> **Task to carry out**: All lines in the records below from the line with "Write the React, TypeScript" through the line with "Chart.register(...registerables);" are to be given again exactly, both ends included; the pictures are to be left out.
***** Supplied records
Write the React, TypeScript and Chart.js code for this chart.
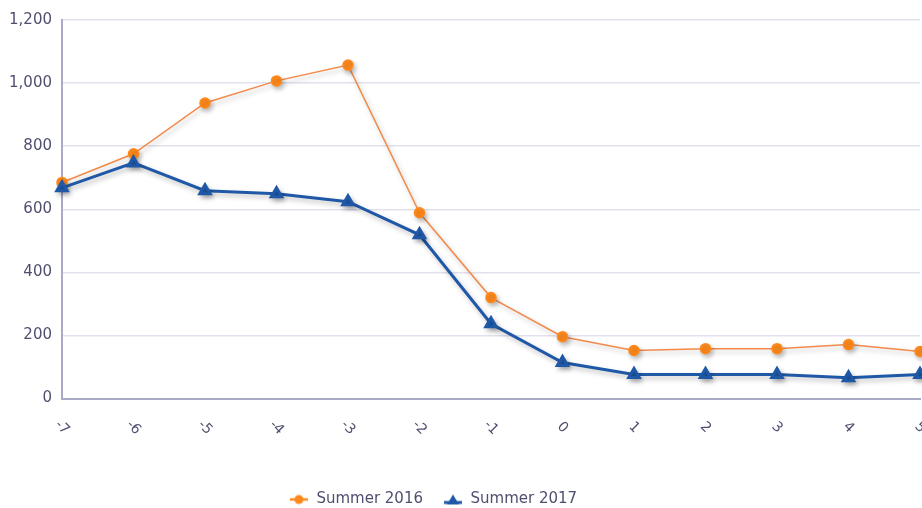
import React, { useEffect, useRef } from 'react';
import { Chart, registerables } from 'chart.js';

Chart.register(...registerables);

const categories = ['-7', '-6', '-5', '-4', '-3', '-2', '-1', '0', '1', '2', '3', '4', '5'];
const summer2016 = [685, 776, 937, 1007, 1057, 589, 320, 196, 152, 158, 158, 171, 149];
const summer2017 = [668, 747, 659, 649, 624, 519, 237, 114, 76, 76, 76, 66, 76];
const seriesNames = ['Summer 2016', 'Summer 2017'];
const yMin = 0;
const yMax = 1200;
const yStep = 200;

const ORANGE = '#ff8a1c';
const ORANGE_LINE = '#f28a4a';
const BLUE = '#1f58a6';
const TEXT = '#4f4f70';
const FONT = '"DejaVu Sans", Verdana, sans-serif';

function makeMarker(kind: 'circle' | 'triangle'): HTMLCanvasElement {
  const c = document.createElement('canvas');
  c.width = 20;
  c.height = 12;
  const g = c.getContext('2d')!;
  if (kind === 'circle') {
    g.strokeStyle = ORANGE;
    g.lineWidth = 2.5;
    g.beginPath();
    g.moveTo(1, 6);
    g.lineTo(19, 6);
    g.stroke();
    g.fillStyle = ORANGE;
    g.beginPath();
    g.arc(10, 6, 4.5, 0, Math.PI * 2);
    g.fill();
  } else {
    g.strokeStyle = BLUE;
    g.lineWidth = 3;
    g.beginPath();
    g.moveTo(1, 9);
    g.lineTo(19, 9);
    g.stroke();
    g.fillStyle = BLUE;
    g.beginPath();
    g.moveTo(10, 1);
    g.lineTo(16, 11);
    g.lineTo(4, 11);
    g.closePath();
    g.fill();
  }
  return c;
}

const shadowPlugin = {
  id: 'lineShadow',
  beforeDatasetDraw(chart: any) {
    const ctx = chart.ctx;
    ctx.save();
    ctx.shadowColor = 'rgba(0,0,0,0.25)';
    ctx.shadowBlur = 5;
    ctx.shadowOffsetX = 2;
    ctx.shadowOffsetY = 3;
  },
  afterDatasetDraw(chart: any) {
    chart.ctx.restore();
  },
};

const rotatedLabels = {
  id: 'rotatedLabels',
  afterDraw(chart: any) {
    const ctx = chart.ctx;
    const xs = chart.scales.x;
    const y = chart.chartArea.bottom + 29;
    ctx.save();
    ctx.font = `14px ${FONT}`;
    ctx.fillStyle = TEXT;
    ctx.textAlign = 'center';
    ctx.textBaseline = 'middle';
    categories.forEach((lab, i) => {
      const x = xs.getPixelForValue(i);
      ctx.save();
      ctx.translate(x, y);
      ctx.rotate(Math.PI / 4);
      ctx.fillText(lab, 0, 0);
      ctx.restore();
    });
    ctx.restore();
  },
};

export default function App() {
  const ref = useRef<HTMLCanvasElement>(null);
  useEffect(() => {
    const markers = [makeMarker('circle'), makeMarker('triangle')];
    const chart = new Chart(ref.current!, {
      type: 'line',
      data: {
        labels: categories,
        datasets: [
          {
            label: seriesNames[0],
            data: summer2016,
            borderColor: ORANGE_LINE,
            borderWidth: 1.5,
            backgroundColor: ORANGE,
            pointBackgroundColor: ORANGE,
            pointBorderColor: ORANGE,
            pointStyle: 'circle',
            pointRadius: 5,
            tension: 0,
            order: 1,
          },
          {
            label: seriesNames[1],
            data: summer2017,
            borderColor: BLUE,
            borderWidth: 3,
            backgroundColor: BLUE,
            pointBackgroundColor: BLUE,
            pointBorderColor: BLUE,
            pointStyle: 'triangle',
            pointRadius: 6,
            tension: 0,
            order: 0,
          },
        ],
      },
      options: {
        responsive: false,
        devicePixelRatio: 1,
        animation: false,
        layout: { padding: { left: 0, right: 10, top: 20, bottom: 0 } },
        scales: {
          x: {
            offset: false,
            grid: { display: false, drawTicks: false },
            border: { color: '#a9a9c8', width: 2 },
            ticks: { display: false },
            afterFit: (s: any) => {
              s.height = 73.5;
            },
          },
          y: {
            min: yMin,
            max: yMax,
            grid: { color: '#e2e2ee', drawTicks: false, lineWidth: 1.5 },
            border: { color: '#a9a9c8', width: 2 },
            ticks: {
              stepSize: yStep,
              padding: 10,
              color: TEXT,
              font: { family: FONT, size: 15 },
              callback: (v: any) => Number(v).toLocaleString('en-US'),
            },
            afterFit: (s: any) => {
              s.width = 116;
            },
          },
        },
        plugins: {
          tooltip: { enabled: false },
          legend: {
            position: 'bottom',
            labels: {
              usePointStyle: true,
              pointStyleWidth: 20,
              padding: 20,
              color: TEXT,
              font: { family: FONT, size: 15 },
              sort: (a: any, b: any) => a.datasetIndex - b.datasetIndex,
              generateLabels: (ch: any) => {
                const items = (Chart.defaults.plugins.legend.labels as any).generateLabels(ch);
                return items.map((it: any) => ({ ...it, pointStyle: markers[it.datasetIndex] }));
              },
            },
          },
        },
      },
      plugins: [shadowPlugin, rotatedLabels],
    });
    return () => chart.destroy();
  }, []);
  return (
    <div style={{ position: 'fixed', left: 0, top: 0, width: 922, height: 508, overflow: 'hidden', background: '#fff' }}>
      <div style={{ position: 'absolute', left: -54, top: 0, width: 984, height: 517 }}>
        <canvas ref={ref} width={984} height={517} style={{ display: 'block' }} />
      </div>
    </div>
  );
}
**********
***** Supplied records
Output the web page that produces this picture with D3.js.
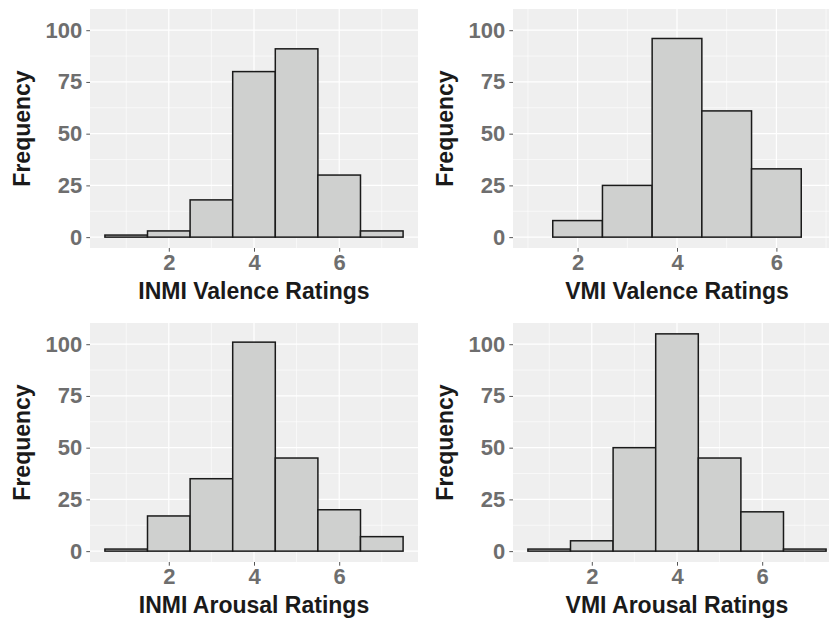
**********
> **Task output**:
Write the React, TypeScript and Chart.js code for this chart.
import React, { useEffect, useRef } from 'react';
import { Chart, registerables } from 'chart.js';

Chart.register(...registerables);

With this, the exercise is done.